Sales Contract.  A contract between a buyer and seller which should explain, in detail, exactly what the purchase includes, what guarantees there are, when the buyer can move in, what the closing costs are, and what recourse the parties have if the contract is not fulfilled or if the buyer cannot get a mortgage commitment at the agreed-upon terms.

Settlement.  (See Closing).

Tenancy in Common.  A form of ownership in which the tenants own separate but equal parts. To inherit the property, a surviving tenant would either have to be mentioned in the will or, in the absence of a will, be eligible through state inheritance laws. In Texas, a community property state, married persons own the property as “tenants in common”.

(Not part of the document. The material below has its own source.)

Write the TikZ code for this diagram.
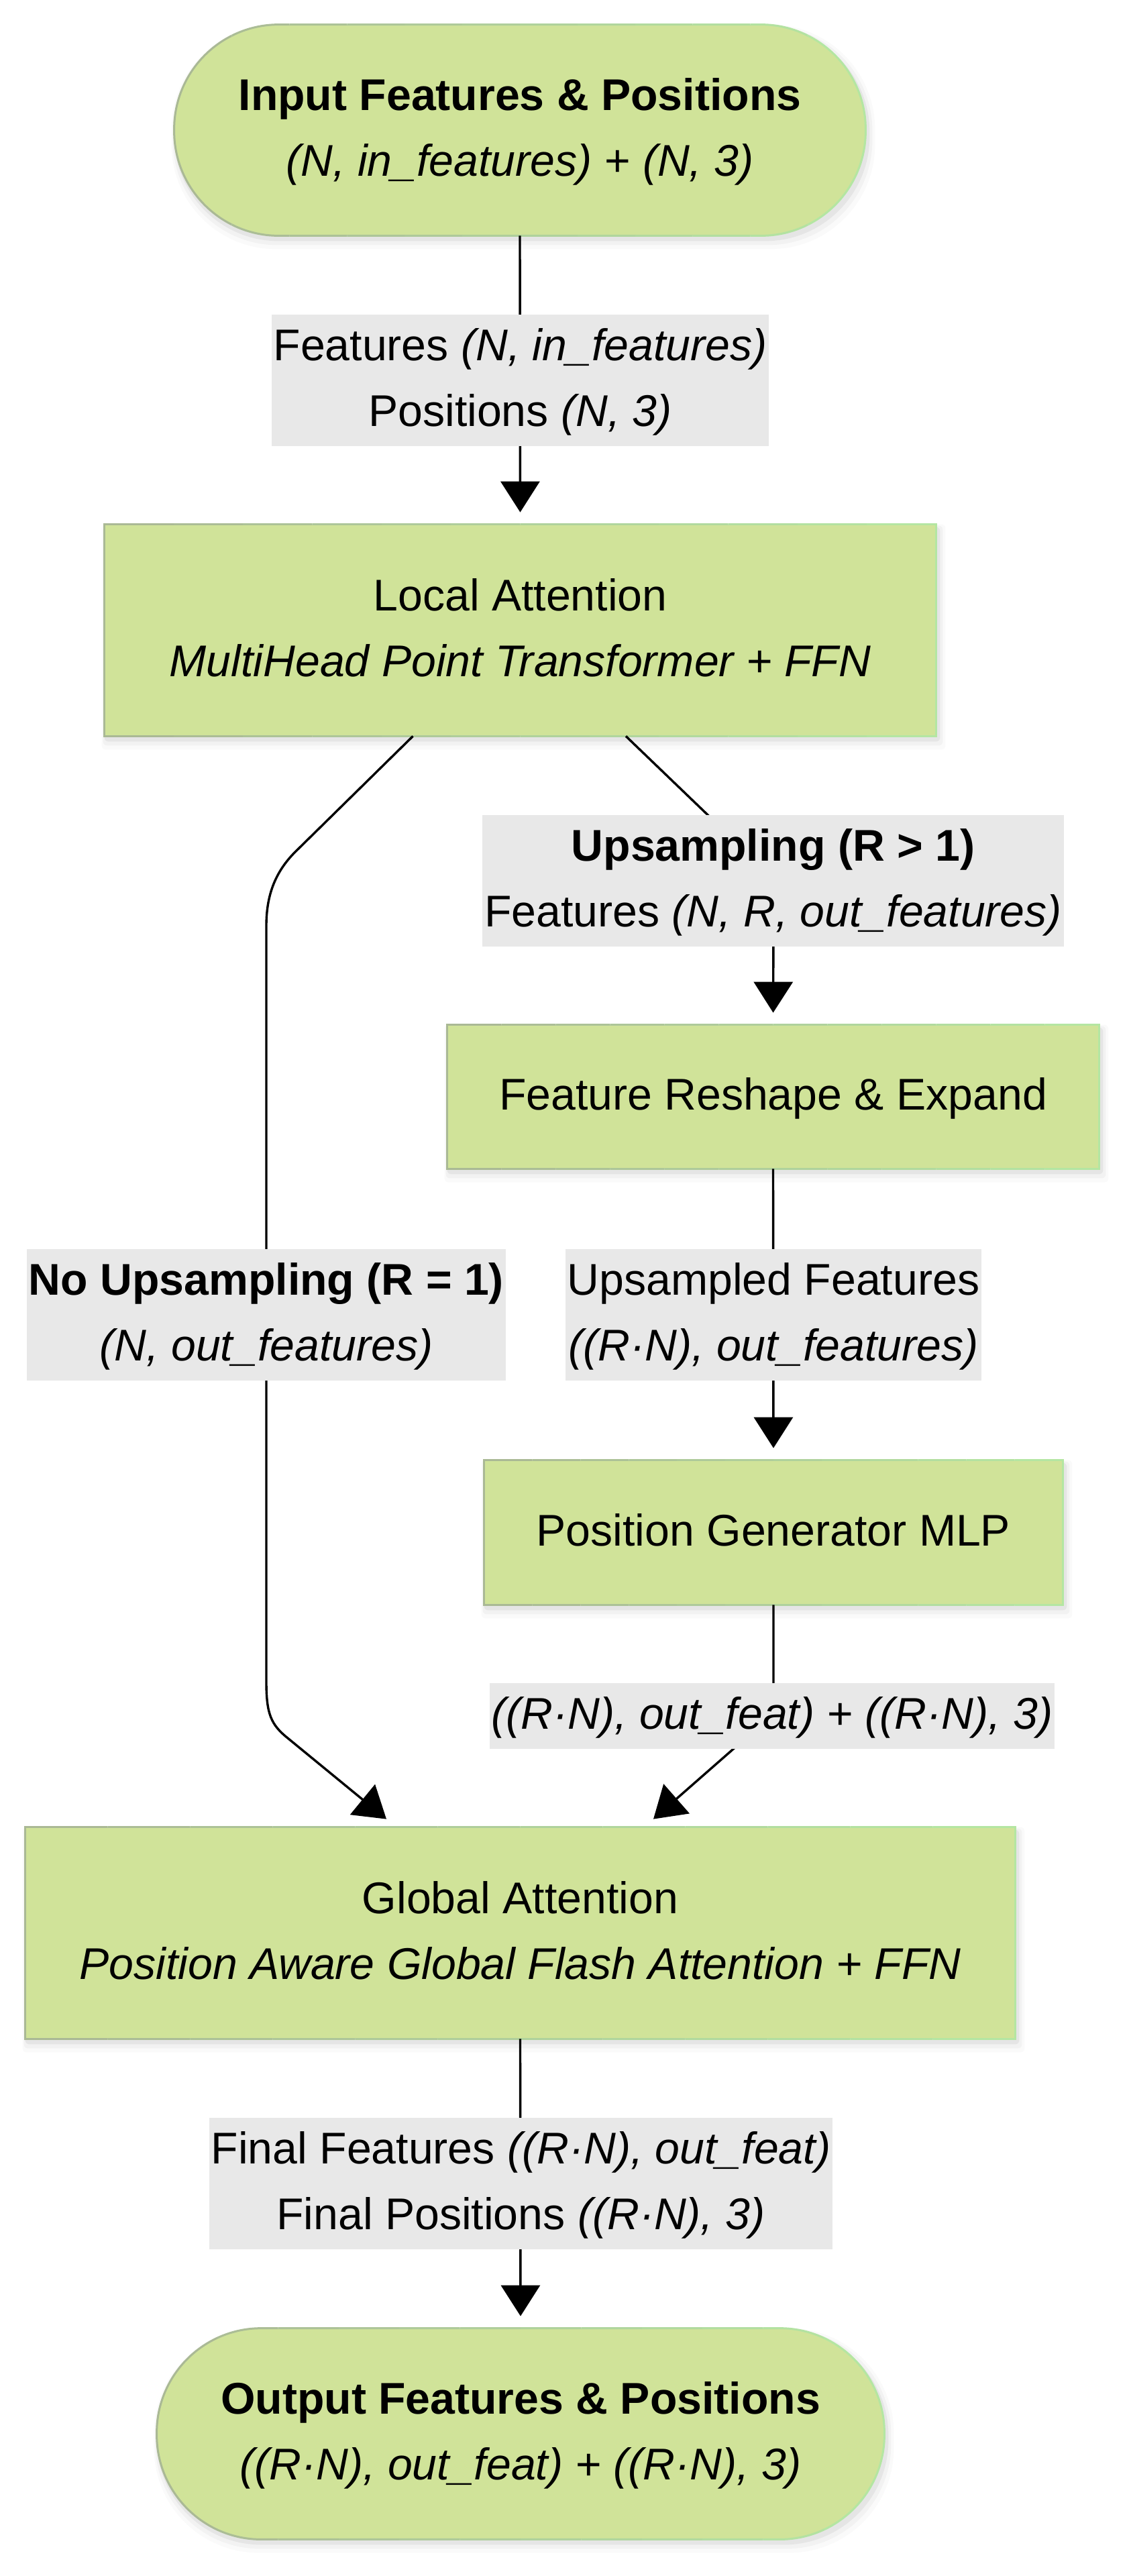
\documentclass[tikz,border=0pt]{standalone}
\usepackage{fontspec}
\setmainfont{Liberation Sans}
\usetikzlibrary{arrows.meta,calc,backgrounds}
\definecolor{boxfill}{HTML}{D0E399}
\definecolor{lblgray}{HTML}{E8E8E8}
\definecolor{bordL}{HTML}{AAB995}
\definecolor{bordR}{HTML}{B4E6A2}
\newcommand\gradborder[2]{%
  \foreach \k in {0,...,11}{%
    \pgfmathsetmacro\fa{\k==0 ? -0.1 : \k/12}%
    \pgfmathsetmacro\fb{\k==11 ? 1.1 : (\k+1)/12}%
    \pgfmathtruncatemacro\mixv{100-\k*100/11}%
    \begin{scope}
      \clip ($(#1.south west)!\fa!(#1.south east)+(0pt,-10pt)$) rectangle ($(#1.north west)!\fb!(#1.north east)+(0pt,10pt)$);
      \draw[line width=1.5pt, draw=bordL!\mixv!bordR, #2] (#1.south west) rectangle (#1.north east);
    \end{scope}
  }%
}
\newcommand\softshadow[2]{%
  \begin{scope}[on background layer]
    \fill[black, opacity=0.05, #2] ([shift={(0pt,-4pt)}]#1.south west) rectangle ([shift={(3pt,-2pt)}]#1.north east);
    \fill[black, opacity=0.03, #2] ([shift={(-1pt,-7pt)}]#1.south west) rectangle ([shift={(5pt,-1pt)}]#1.north east);
    \fill[black, opacity=0.02, #2] ([shift={(-2pt,-10pt)}]#1.south west) rectangle ([shift={(7pt,0pt)}]#1.north east);
  \end{scope}
}
\begin{document}
\begin{tikzpicture}[x=0.5pt, y=-0.5pt,
  font=\fontsize{33.1}{49}\selectfont,
  box/.style={fill=boxfill, inner sep=0pt, align=center},
  lbl/.style={fill=lblgray, inner xsep=1.5pt, inner ysep=0pt, align=center},
  conn/.style={line width=1.7pt, draw=black},
  arr/.style={conn, -{Triangle[length=23pt,width=29pt]}},
  gap/.style={shorten >=9pt}]
\useasboundingbox (0,0) rectangle (1682,3840);
\begin{scope}[on background layer]
  \fill[white] (0,0) rectangle (1682,3840);
\end{scope}

% main nodes
\node[box, minimum width=515pt, minimum height=157pt, rounded corners=78pt] (inp) at (775,194)
  {\strut\textbf{Input Features \& Positions}\\\strut\textit{(N, in\_features)} + \textit{(N, 3)}};
\node[box, minimum width=619.5pt, minimum height=157.5pt] (loc) at (775.5,939.5)
  {\strut Local Attention\\\strut\textit{MultiHead Point Transformer + FFN}};
\node[box, minimum width=485.5pt, minimum height=107pt] (rsh) at (1152.5,1635)
  {\strut Feature Reshape \& Expand};
\node[box, minimum width=431pt, minimum height=107.5pt] (pg) at (1153,2284.5)
  {\strut Position Generator MLP};
\node[box, minimum width=737.5pt, minimum height=157.5pt] (ga) at (775.5,2881.5)
  {\strut Global Attention\\\strut\textit{Position Aware Global Flash Attention + FFN}};
\node[box, minimum width=542pt, minimum height=157pt, rounded corners=78pt] (out) at (776,3628)
  {\strut\textbf{Output Features \& Positions}\\\strut\textit{((R·N), out\_feat) + ((R·N), 3)}};

\softshadow{inp}{rounded corners=78pt}
\softshadow{loc}{rounded corners=3pt}
\softshadow{rsh}{rounded corners=3pt}
\softshadow{pg}{rounded corners=3pt}
\softshadow{ga}{rounded corners=3pt}
\softshadow{out}{rounded corners=78pt}

\gradborder{inp}{rounded corners=78pt}
\gradborder{loc}{}
\gradborder{rsh}{}
\gradborder{pg}{}
\gradborder{ga}{}
\gradborder{out}{rounded corners=78pt}

% connectors
\coordinate (r1) at (1100,1258);
\coordinate (r2) at (1153,1380);
\coordinate (p1) at (1153,2530);
\coordinate (p2) at (1115,2588);
\coordinate (q1) at (440,1270);
\coordinate (q2) at (397,1380);
\coordinate (q3) at (397,2507);
\coordinate (q4) at (429,2591);
\coordinate (gaL) at ([xshift=-99.75pt,yshift=6pt]ga.north);
\coordinate (gaR) at ([xshift=99.25pt,yshift=6pt]ga.north);

\draw[arr,gap] (inp.south) -- (loc.north);
\draw[arr,gap] ([xshift=78.75pt]loc.south) -- (r1) .. controls (1153,1309) and (1153,1330) .. (r2) -- (rsh.north);
\draw[arr,gap] (rsh.south) -- (pg.north);
\draw[arr] (pg.south) -- (p1) .. controls (1153,2560) and (1140,2565) .. (p2) -- (gaR);
\draw[arr] ([xshift=-80pt]loc.south) -- (q1) .. controls (410,1300) and (397,1335) .. (q2) -- (q3) .. controls (397,2555) and (404,2571) .. (q4) -- (gaL);
\draw[arr,gap] (ga.south) -- (out.north);

% edge labels
\node[lbl] (l1) at (775.5,567) {\strut Features \textit{(N, in\_features)}\\\strut Positions \textit{(N, 3)}};
\node[lbl] (l2) at (1152.5,1313) {\strut\textbf{Upsampling (R > 1)}\\\strut Features \textit{(N, R, out\_features)}};
\node[lbl] (l3) at (1153,1960) {\strut Upsampled Features\\\strut\textit{((R·N), out\_features)}};
\node[lbl] (l4) at (397,1960) {\strut\textbf{No Upsampling (R = 1)}\\\strut\textit{(N, out\_features)}};
\node[lbl] (l5) at (1151,2558) {\strut\textit{((R·N), out\_feat) + ((R·N), 3)}};
\node[lbl] (l6) at (776.5,3255) {\strut Final Features \textit{((R·N), out\_feat)}\\\strut Final Positions \textit{((R·N), 3)}};
\end{tikzpicture}
\end{document}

Title. Evidence (usually in the form of a certificate or deed) of a person’s legal right to ownership of a property.

Veterans Administration (VA).  A federal agency which insures mortgage loans with very liberal downpayment requirements for honorably discharged veterans and their surviving spouses.

Walk-Through.  A final inspection of a home before settlement to search for problems that need to be corrected before ownership changes hands.

Warranty.  A promise, either written or implied, that the material and workmanship of a product is defect-free or will meet a specified level of performance over a specified period of time. Written warranties on new homes are either backed by insurance companies or by the builders themselves.

Zoning.  Regulations established by local governments regarding the location, height, and use for any given piece of property within a specific area.